Paul Faragiano, by His Guardian ad Litem, Joseph A. Faragiano, Sr., et al., Respondents, v Town of Concord, Appellant, et al., Defendants.
    [741 NYS2d 369]
   —Appeal from so much of an order of Supreme Court, Erie County (Whelan, J.), entered April 19, 2001, that, inter alia, granted plaintiffs’ cross motion seeking, inter alia, leave to conduct further depositions of three present or former employees of defendant Town of Concord.

It is hereby ordered that the order so appealed from be and the same hereby is unanimously modified on the law by denying that part of plaintiffs’ cross motion seeking to compel defendant Town of Concord to disclose the unredacted diary of a former employee of defendant Town of Concord and as modified the order is affirmed without costs and the matter is remitted to Supreme Court, Erie County, for further proceedings in accordance with the following Memorandum: Supreme Court properly granted that part of plaintiffs’ cross motion seeking leave to conduct further depositions of three present or former employees of defendant Town of Concord (Town). It is well settled that the court is vested with broad authority to supervise discovery (see Baliva v State Farm, Mut. Auto. Ins. Co., 275 AD2d 1030, 1031; Andruszewski v Cantello, 247 AD2d 876; Nitz v Prudential-Bache Sec., 102 AD2d 914, 915), and the court’s exercise of that authority should not be disturbed absent a clear abuse of discretion (see Andruszewski, 247 AD2d at 876-877; see also MS Partnership v Wal-Mart Stores, 273 AD2d 858, 858). Here, the Town provided certain documents needed for the depositions of the three witnesses at issue either just prior to the first depositions of those witnesses or at the time of those depositions, and thus we conclude that the court did not abuse its discretion in permitting the further depositions of those witnesses.

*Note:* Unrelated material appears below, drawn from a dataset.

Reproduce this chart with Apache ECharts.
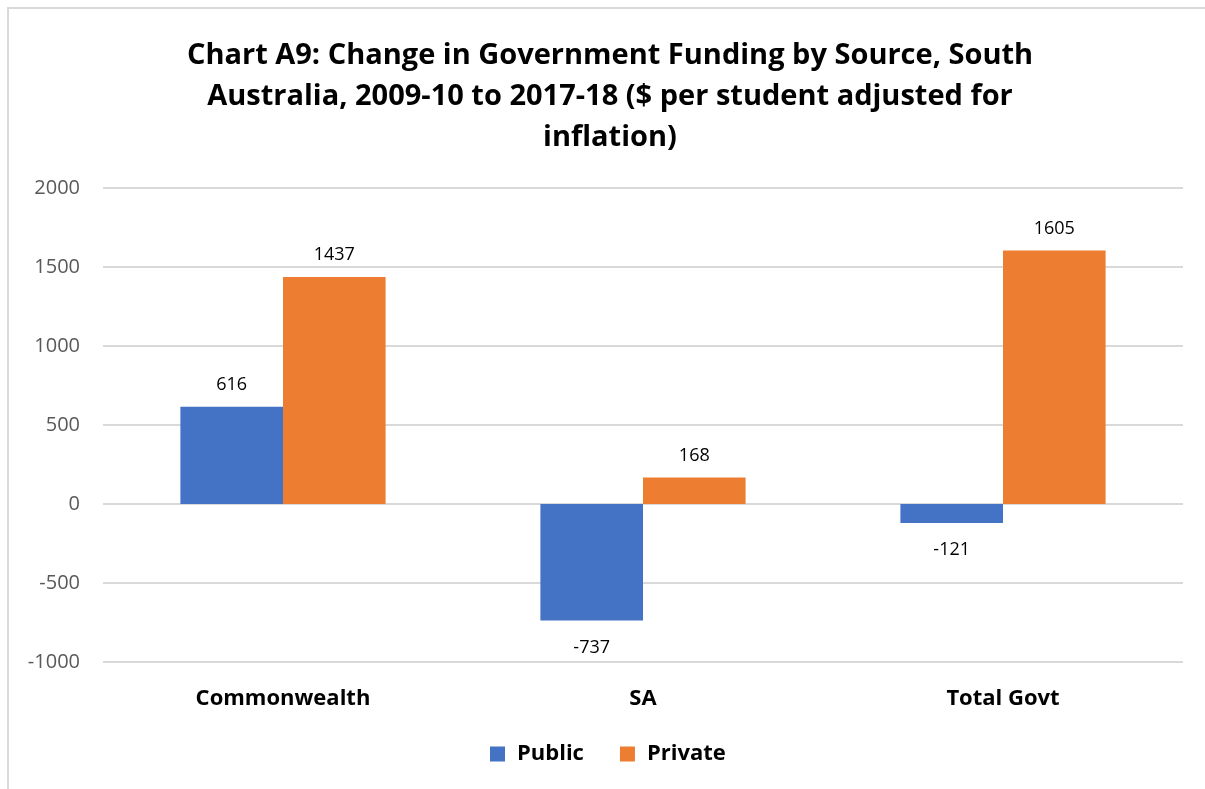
<!DOCTYPE html>
<html>
<head>
<meta charset="utf-8">
<script src="https://cdn.jsdelivr.net/npm/echarts@6/dist/echarts.min.js"></script>
<style>
  html, body { margin: 0; padding: 0; background: #fff; }
  #frame { position: absolute; left: 7px; top: 7px; width: 1198px; height: 782px;
           border-left: 2px solid #d9d9d9; border-top: 2px solid #d9d9d9; }
  #chart { position: absolute; left: 0; top: 0; width: 1205px; height: 789px; }
</style>
</head>
<body>
<div id="frame"></div>
<div id="chart"></div>
<script>
// Funding change by source, $ per student (inflation adjusted)
const categories = ['Commonwealth', 'SA', 'Total Govt'];
const publicValues = [616, -737, -121];
const privateValues = [1437, 168, 1605];
const seriesNames = ['Public', 'Private'];
const titleText = 'Chart A9: Change in Government Funding by Source, South\nAustralia, 2009-10 to 2017-18 ($ per student adjusted for\ninflation)';

const FONT = '"Open Sans", Lato, sans-serif';

function withLabels(values) {
  return values.map(v => ({
    value: v,
    label: { position: v < 0 ? 'bottom' : 'top', distance: v < 0 ? 18 : 13 }
  }));
}

const chart = echarts.init(document.getElementById('chart'), null, { renderer: 'canvas' });
chart.setOption({
  animation: false,
  color: ['#4472C4', '#ED7D31'],
  title: {
    text: titleText,
    left: 605,
    textAlign: 'center',
    top: 30,
    textStyle: { fontFamily: FONT, fontSize: 29, fontWeight: 'bold', color: '#000', lineHeight: 41 }
  },
  legend: {
    bottom: 19,
    left: 485,
    itemWidth: 15,
    itemHeight: 15,
    itemGap: 36,
    icon: 'rect',
    textStyle: { fontFamily: FONT, fontSize: 22, fontWeight: 'bold', color: '#000', padding: [0, 0, 0, 7] },
    data: seriesNames
  },
  grid: { left: 103, right: 22, top: 188, bottom: 127 },
  xAxis: {
    type: 'category',
    data: categories,
    axisLine: { show: false },
    axisTick: { show: false },
    axisLabel: { fontFamily: FONT, fontSize: 22, fontWeight: 'bold', color: '#000', margin: 26 }
  },
  yAxis: {
    type: 'value',
    min: -1000,
    max: 2000,
    interval: 500,
    axisLine: { show: false },
    axisTick: { show: false },
    splitLine: { lineStyle: { color: '#d9d9d9', width: 2 } },
    axisLabel: { fontFamily: FONT, fontSize: 20, color: '#595959', margin: 23, formatter: v => String(v) }
  },
  series: [
    {
      name: seriesNames[0], type: 'bar', barGap: '0%', barCategoryGap: '43%',
      data: withLabels(publicValues),
      label: { show: true, fontFamily: FONT, fontSize: 18, color: '#000' }
    },
    {
      name: seriesNames[1], type: 'bar', barGap: '0%', barCategoryGap: '43%',
      data: withLabels(privateValues),
      label: { show: true, fontFamily: FONT, fontSize: 18, color: '#000' }
    }
  ]
});
</script>
</body>
</html>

We agree with the Town, however, that the court abused its discretion in granting that part of plaintiffs’ cross motion seeking to compel the Town to disclose the unredacted diary of a former employee of the Town without first reviewing the diary in camera. The court previously had ordered disclosure of the diary, with “any privileged, or personal, non-work related entries that have nothing to do with the occurrence herein to be redacted.” A redacted diary was provided and, in now seeking disclosure of the unredacted diary, plaintiffs have raised valid questions concerning the nature of the redactions. We conclude that the court should have reviewed the diary in camera “to determine whether full disclosure is required and to minimize the intrusion into [the] privacy” of the Town’s former employee (Carter v Fantauzzo, 256 AD2d 1189, 1190; see generally Baliva, 275 AD2d at 1031). We therefore modify the order by denying that part of plaintiffs’ cross motion seeking to compel the Town to disclose the unredacted diary of a former employee of the Town, and we remit the matter to Supreme Court, Erie County, to determine that part of the cross motion following an in camera review of the diary. Present—Pine, J.P., Hayes, Hurlbutt, Burns and Lawton, JJ.